Work to do
Using the listing below, extract each line that has the word "size" in it.
+++ Data section
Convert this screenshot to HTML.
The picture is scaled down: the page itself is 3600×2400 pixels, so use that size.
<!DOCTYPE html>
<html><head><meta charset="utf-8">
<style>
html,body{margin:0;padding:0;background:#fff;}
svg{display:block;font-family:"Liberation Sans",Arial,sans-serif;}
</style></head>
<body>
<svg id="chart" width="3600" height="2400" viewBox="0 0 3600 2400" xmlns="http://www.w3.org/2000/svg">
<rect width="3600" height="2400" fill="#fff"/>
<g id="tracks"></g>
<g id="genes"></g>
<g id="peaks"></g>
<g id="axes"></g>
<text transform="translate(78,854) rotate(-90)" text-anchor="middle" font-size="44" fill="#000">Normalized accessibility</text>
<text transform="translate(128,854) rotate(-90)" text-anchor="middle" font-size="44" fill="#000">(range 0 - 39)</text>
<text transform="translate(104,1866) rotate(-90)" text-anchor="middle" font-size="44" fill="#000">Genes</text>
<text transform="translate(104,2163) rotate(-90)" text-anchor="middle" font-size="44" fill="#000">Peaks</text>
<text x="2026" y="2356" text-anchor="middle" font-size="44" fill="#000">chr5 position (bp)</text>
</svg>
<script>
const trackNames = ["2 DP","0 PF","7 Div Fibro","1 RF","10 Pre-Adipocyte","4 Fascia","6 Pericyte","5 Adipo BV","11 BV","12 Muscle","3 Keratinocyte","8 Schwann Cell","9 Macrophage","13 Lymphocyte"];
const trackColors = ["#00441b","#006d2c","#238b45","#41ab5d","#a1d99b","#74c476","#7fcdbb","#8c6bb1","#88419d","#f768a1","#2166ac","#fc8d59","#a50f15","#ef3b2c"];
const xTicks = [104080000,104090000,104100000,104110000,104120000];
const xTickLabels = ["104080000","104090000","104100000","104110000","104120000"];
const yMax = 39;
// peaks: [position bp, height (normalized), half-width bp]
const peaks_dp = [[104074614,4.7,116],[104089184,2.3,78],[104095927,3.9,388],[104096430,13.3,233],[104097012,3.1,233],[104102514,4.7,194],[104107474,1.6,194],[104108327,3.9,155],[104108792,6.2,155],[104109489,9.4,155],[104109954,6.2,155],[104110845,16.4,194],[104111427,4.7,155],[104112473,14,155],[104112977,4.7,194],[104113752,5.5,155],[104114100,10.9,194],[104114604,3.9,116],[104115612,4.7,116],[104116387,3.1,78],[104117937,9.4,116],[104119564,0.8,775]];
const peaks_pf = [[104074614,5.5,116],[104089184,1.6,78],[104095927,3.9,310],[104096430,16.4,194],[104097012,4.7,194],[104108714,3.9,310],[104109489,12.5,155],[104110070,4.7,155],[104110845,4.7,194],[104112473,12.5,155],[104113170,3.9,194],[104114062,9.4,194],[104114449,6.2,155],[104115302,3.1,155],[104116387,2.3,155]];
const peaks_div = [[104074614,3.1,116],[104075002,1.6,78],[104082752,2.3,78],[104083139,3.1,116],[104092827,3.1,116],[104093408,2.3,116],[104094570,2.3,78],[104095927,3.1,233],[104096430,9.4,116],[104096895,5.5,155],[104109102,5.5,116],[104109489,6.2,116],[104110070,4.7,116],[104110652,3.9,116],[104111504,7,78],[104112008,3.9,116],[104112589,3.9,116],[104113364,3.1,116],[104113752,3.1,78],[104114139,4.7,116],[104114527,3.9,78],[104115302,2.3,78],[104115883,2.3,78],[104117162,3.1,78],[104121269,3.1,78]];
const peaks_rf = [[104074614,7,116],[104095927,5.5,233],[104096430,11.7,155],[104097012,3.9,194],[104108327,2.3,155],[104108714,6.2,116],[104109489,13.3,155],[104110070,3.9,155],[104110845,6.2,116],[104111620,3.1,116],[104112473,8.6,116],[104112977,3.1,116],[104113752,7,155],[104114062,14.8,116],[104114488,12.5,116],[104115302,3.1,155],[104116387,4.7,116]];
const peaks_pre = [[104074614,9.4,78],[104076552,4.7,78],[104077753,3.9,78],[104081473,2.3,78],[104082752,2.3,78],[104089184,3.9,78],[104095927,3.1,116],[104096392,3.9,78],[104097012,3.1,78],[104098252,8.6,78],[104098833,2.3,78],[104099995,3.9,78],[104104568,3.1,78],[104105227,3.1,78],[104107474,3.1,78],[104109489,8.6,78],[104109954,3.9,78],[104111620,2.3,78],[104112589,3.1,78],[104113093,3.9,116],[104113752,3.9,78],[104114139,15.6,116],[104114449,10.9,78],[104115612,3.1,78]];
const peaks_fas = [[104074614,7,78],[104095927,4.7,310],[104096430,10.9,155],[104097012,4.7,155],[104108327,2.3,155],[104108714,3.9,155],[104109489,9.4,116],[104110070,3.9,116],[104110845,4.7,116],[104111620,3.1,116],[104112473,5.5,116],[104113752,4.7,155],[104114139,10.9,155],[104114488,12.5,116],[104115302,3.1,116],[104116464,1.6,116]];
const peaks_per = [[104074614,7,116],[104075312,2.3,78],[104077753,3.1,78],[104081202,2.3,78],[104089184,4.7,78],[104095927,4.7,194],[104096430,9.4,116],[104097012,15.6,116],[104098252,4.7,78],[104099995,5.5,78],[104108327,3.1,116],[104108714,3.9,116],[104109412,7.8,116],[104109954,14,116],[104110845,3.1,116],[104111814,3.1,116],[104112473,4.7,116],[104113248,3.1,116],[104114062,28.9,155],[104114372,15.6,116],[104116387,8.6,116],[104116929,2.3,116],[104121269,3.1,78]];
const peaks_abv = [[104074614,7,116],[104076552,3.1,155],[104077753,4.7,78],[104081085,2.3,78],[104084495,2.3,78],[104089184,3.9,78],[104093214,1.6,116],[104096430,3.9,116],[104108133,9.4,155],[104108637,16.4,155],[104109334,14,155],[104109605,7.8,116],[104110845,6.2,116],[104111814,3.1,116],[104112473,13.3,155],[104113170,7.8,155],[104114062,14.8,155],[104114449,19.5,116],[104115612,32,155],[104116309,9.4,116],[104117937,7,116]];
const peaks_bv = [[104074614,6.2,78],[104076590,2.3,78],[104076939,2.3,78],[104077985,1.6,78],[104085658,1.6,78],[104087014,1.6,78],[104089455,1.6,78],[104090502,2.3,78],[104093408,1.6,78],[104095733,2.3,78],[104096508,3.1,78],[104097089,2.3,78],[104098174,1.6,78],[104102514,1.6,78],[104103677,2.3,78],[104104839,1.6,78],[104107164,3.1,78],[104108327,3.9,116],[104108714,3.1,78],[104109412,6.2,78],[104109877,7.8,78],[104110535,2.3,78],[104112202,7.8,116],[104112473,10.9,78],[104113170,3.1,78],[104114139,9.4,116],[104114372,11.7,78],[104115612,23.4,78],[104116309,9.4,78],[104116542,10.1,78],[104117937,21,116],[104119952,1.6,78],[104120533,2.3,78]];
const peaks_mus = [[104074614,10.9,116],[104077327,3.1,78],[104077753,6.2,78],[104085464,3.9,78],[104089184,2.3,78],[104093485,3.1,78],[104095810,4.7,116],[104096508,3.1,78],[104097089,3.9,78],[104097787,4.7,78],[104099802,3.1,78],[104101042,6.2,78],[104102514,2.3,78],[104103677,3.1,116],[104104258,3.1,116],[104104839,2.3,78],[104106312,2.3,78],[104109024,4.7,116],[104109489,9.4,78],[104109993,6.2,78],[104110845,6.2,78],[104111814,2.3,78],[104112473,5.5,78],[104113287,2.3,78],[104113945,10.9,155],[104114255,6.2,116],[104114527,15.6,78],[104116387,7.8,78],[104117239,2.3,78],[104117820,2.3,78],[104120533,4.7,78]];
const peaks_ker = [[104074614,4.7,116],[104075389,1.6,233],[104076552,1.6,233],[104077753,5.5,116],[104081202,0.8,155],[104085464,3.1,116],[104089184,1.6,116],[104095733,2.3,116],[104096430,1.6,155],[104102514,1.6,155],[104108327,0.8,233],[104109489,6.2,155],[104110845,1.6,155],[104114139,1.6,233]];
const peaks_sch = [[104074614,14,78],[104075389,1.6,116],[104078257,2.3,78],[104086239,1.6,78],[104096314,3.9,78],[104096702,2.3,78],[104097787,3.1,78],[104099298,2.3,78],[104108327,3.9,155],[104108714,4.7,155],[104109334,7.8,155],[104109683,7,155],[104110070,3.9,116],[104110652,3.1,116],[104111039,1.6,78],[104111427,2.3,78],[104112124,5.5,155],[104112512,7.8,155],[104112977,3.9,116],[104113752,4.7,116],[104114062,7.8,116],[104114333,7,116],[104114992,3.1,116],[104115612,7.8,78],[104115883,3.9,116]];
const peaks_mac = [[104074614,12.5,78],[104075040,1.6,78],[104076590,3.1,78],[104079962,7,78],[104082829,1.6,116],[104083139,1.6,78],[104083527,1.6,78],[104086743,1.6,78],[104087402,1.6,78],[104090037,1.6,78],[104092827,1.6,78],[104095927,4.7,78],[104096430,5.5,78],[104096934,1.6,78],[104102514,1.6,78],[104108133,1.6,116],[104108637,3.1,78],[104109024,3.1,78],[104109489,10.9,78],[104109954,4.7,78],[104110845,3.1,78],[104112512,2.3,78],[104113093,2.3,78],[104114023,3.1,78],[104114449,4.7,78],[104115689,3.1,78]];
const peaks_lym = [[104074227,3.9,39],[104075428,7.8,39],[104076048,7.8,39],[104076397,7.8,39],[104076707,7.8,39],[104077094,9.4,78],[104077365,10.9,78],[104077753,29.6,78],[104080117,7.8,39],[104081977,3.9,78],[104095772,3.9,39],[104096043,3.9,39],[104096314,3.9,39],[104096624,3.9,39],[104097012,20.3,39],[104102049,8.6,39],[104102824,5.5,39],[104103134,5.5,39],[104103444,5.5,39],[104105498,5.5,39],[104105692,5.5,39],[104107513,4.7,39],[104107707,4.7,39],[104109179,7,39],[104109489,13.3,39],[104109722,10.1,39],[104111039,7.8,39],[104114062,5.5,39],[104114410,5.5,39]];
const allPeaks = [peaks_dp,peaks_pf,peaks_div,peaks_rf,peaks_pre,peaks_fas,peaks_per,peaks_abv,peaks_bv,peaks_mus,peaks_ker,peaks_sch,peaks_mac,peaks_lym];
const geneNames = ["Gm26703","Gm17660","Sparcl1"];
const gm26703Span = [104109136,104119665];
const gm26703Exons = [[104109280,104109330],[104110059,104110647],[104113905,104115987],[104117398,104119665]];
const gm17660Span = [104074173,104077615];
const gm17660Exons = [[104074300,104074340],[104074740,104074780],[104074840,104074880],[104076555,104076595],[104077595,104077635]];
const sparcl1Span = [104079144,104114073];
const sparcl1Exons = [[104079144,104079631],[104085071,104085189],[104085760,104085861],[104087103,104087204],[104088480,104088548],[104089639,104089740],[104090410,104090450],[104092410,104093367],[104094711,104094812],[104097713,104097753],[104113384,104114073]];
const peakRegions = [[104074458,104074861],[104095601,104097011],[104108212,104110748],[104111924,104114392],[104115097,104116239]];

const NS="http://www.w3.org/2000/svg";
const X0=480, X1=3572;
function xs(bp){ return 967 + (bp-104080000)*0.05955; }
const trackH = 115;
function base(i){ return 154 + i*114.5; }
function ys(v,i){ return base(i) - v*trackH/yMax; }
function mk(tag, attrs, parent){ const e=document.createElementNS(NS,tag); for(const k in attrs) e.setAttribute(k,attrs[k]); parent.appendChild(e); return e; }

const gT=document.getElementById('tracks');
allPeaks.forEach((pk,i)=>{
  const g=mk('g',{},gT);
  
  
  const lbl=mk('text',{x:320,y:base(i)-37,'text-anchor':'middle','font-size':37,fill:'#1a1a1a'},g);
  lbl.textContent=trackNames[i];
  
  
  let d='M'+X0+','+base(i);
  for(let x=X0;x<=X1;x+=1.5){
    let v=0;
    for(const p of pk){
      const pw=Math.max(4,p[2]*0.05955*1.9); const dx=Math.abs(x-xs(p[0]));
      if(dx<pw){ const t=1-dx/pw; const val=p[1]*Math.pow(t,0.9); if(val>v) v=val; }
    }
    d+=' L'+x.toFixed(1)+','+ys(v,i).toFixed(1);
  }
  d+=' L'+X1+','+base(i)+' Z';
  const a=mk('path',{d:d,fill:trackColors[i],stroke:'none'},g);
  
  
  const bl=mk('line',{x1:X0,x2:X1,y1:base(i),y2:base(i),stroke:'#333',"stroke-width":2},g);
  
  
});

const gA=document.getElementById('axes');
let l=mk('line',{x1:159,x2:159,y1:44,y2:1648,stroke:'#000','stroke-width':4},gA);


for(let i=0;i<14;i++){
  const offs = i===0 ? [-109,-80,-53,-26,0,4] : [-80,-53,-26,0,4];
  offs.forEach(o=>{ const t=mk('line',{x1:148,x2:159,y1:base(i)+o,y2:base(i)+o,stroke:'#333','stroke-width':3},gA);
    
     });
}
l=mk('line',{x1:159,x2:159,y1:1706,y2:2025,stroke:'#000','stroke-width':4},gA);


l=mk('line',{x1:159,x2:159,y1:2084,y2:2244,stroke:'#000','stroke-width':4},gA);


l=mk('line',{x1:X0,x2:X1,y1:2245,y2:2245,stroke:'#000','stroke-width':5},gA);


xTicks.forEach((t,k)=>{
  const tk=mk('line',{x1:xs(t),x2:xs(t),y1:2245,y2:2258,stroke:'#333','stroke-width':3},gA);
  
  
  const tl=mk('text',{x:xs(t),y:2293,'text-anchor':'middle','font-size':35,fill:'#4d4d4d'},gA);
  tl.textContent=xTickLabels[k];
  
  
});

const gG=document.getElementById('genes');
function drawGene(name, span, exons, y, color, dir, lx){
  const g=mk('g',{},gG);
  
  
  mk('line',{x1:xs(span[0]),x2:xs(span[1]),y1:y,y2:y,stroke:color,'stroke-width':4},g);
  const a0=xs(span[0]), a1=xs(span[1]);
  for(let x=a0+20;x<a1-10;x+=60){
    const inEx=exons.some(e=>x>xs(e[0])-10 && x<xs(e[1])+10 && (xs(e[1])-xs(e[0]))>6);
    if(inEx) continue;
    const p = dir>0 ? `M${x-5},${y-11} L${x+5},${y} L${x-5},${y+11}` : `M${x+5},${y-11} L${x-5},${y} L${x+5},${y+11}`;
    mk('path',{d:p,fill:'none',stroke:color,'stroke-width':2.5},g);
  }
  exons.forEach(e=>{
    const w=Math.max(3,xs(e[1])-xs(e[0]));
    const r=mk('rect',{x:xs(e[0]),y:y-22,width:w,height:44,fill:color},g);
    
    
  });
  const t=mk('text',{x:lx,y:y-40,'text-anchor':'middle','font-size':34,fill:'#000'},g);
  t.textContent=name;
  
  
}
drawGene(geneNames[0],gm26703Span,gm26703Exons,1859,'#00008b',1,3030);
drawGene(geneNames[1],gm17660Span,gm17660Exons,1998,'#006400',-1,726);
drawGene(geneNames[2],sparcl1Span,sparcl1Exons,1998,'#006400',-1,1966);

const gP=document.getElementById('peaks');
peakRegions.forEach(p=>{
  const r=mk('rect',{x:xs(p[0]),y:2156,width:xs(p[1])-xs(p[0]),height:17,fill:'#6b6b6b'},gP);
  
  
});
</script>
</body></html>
++++++
Complete output
The picture is scaled down: the page itself is 3600×2400 pixels, so use that size.
<text transform="translate(78,854) rotate(-90)" text-anchor="middle" font-size="44" fill="#000">Normalized accessibility</text>
<text transform="translate(128,854) rotate(-90)" text-anchor="middle" font-size="44" fill="#000">(range 0 - 39)</text>
<text transform="translate(104,1866) rotate(-90)" text-anchor="middle" font-size="44" fill="#000">Genes</text>
<text transform="translate(104,2163) rotate(-90)" text-anchor="middle" font-size="44" fill="#000">Peaks</text>
<text x="2026" y="2356" text-anchor="middle" font-size="44" fill="#000">chr5 position (bp)</text>
  const lbl=mk('text',{x:320,y:base(i)-37,'text-anchor':'middle','font-size':37,fill:'#1a1a1a'},g);
  const tl=mk('text',{x:xs(t),y:2293,'text-anchor':'middle','font-size':35,fill:'#4d4d4d'},gA);
  const t=mk('text',{x:lx,y:y-40,'text-anchor':'middle','font-size':34,fill:'#000'},g);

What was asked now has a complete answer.